Microsoft plans to release a preview version of Windows 8’s update, code-named Windows Blue, at the end of June, according to Julie Larson-Green, a corporate vice president in charge of the OS’s development.
Larson-Green didn’t say what changes Windows Blue will feature, but conceded that Microsoft has discussed user complaints about the removal of the Start menu on Windows 8 and that it might be useful to restore it.
“We’re principled in the direction we’re heading but we’re not going to be stubborn,” she said on Tuesday during a Wired conference in New York, where she answered questions from a moderator and from audience members.
A late June release date for the Windows Blue OS update would coincide with Microsoft’s Build developer conference, slated for June 26-28 in San Francisco.
Earlier in the day, the other Windows chief, Tami Reller, announced in a blog post that Windows Blue would be released before the end of this year.
Reller, Windows CMO and CFO, didn’t provide advance details on what will be new with Windows Blue, but said that the OS update would be “an opportunity for us to respond to the customer feedback that we’ve been closely listening to.”
Windows 8 has been a controversial product from the beginning.
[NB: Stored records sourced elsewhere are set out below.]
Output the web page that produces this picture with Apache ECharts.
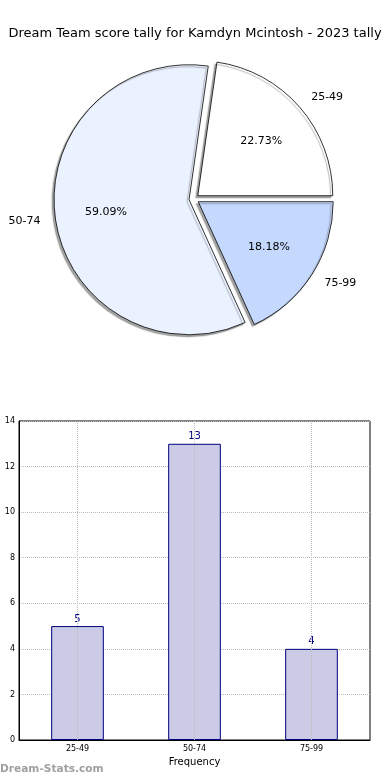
<!DOCTYPE html>
<html>
<head>
<meta charset="utf-8">
<script src="https://cdn.jsdelivr.net/npm/echarts@6/dist/echarts.min.js"></script>
<style>html,body{margin:0;padding:0;background:#fff;}#c{width:390px;height:780px;}</style>
</head>
<body>
<div id="c"></div>
<script>
const titleText = 'Dream Team score tally for Kamdyn Mcintosh - 2023 tally';
const categories = ['25-49', '50-74', '75-99'];
const counts = [5, 13, 4];
const pieColors = ['#ffffff', '#eaf1ff', '#c5d9ff'];
const yTicks = [0, 2, 4, 6, 8, 10, 12, 14];
const xAxisName = 'Frequency';
const yAxisName = 'Points tally';
const watermark = 'Dream-Stats.com';

const FONT = 'DejaVu Sans';
const PC = [194, 199];
const R = 135;

const pieData = categories.map((c, i) => ({
  name: c, value: counts[i], selected: true,
  itemStyle: { color: pieColors[i] }
}));
const overlayData = categories.map((c, i) => ({
  name: c, value: counts[i], selected: true,
  itemStyle: { color: 'rgba(0,0,0,0)', borderWidth: 0 }
}));

const chart = echarts.init(document.getElementById('c'), null, { renderer: 'canvas' });
chart.setOption({
  animation: false,
  backgroundColor: '#fff',
  title: {
    text: titleText, left: 'center', top: 22,
    textStyle: { fontFamily: FONT, fontSize: 13, fontWeight: 'normal', color: '#000' }
  },
  grid: {
    left: 19, right: 20, top: 421, bottom: 40,
    containLabel: false, outerBoundsMode: 'none',
    show: true, borderColor: '#000', borderWidth: 1, backgroundColor: 'transparent'
  },
  xAxis: {
    type: 'category', data: categories,
    name: xAxisName, nameLocation: 'middle', nameGap: 17,
    nameTextStyle: { fontFamily: FONT, fontSize: 10, color: '#000' },
    axisLine: { lineStyle: { color: '#000', width: 1 } },
    axisTick: { show: false },
    axisLabel: { fontFamily: FONT, fontSize: 8, color: '#000', margin: 5 },
    splitLine: { show: false }
  },
  yAxis: {
    type: 'value', min: yTicks[0], max: yTicks[yTicks.length - 1], interval: 2,
    name: yAxisName, nameLocation: 'middle', nameGap: 14, nameRotate: 90,
    nameTextStyle: { fontFamily: FONT, fontSize: 10, color: '#000' },
    axisLine: { show: true, lineStyle: { color: '#000', width: 1 } },
    axisTick: { show: false },
    axisLabel: { fontFamily: FONT, fontSize: 8, color: '#000', margin: 4 },
    splitLine: { show: true, lineStyle: { color: '#bbb', type: 'dotted', width: 1 } }
  },
  series: [
    {
      type: 'pie', center: PC, radius: [0, R],
      startAngle: 0, clockwise: false,
      selectedMode: 'multiple', selectedOffset: 5,
      avoidLabelOverlap: false,
      emphasis: { disabled: true }, silent: true,
      itemStyle: {
        borderColor: '#000', borderWidth: 0.8,
        shadowColor: 'rgba(90,90,90,0.55)', shadowBlur: 1, shadowOffsetX: -2, shadowOffsetY: 2
      },
      label: {
        show: true, position: 'outside', formatter: '{b}', distanceToLabelLine: 0,
        fontFamily: FONT, fontSize: 11, color: '#000'
      },
      labelLine: { show: false, length: 15, length2: 0 },
      data: pieData, z: 2
    },
    {
      type: 'pie', center: PC, radius: [0, R * 1.2],
      startAngle: 0, clockwise: false,
      selectedMode: 'multiple', selectedOffset: 5,
      avoidLabelOverlap: false,
      emphasis: { disabled: true }, silent: true,
      itemStyle: { color: 'rgba(0,0,0,0)', borderWidth: 0 },
      label: {
        show: true, position: 'inside',
        formatter: p => p.percent.toFixed(2) + '%',
        fontFamily: FONT, fontSize: 11, color: '#000'
      },
      labelLine: { show: false },
      data: overlayData, z: 3
    },
    {
      type: 'bar', data: counts, barWidth: '45%',
      itemStyle: { color: '#cbcbe5', borderColor: '#000080', borderWidth: 1 },
      label: { show: true, position: 'top', distance: 2, fontFamily: FONT, fontSize: 10, color: '#000080' },
      emphasis: { disabled: true },
      markLine: {
        silent: true, symbol: 'none', label: { show: false },
        lineStyle: { color: '#bbb', type: 'dotted', width: 1 },
        data: categories.map(c => ({ xAxis: c }))
      },
      z: 2
    }
  ],
  graphic: [{
    type: 'text', left: 0, top: 764,
    style: { text: watermark, fontFamily: FONT, fontSize: 10.6, fontWeight: 'bold', fill: '#a0a0a0' }
  }]
});
</script>
</body>
</html>
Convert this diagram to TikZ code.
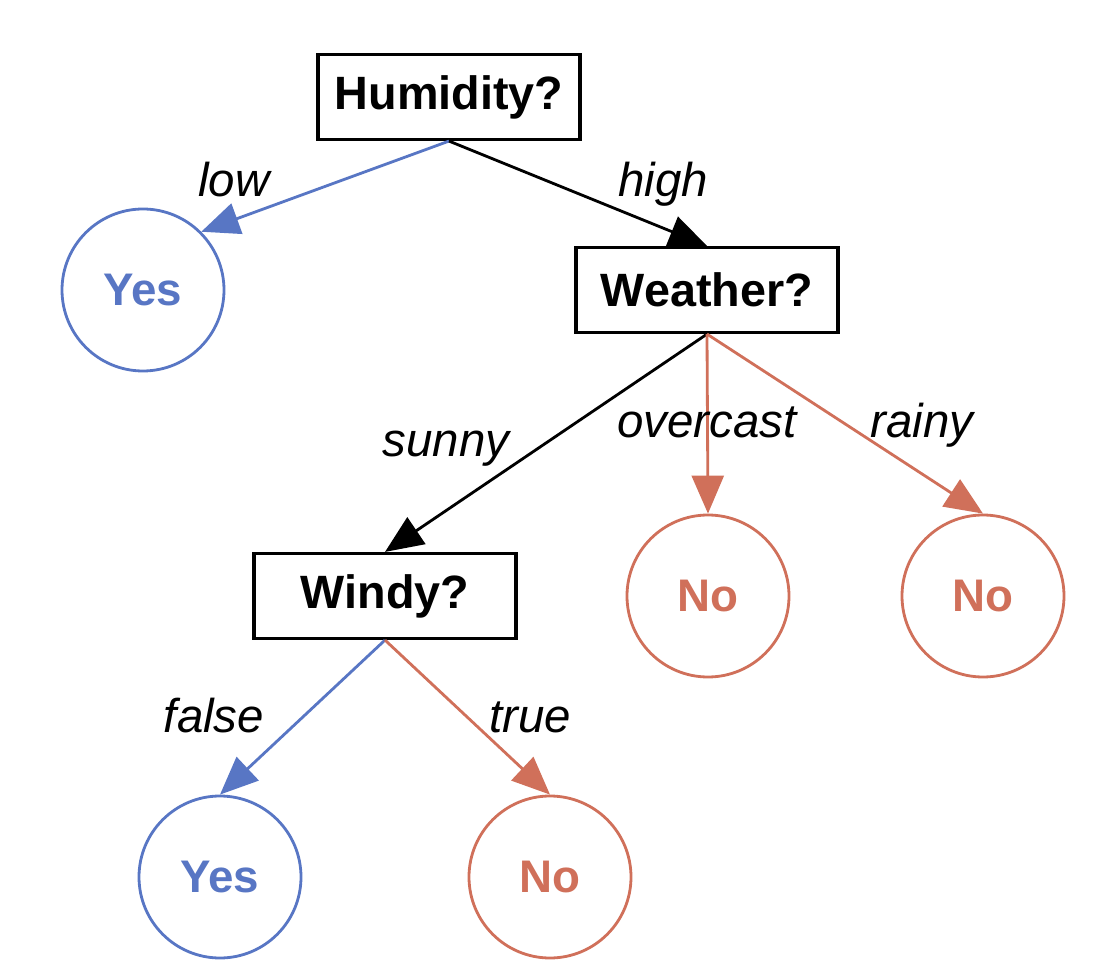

It sports a radically redesigned user interface based on tile icons intended to make the OS optimised for touchscreen devices like tablets. However, it has not been an unqualified commercial success to date, and the lack of uptake by users has been blamed in part for the dismal performance of the PC market overall.
Larson-Green also acknowledged that Microsoft has “some work to do” to better articulate the benefits of its Surface RT tablet, which apparently hasn’t sold as well as expected and which runs Windows RT, a Windows 8 version for devices based on ARM chips.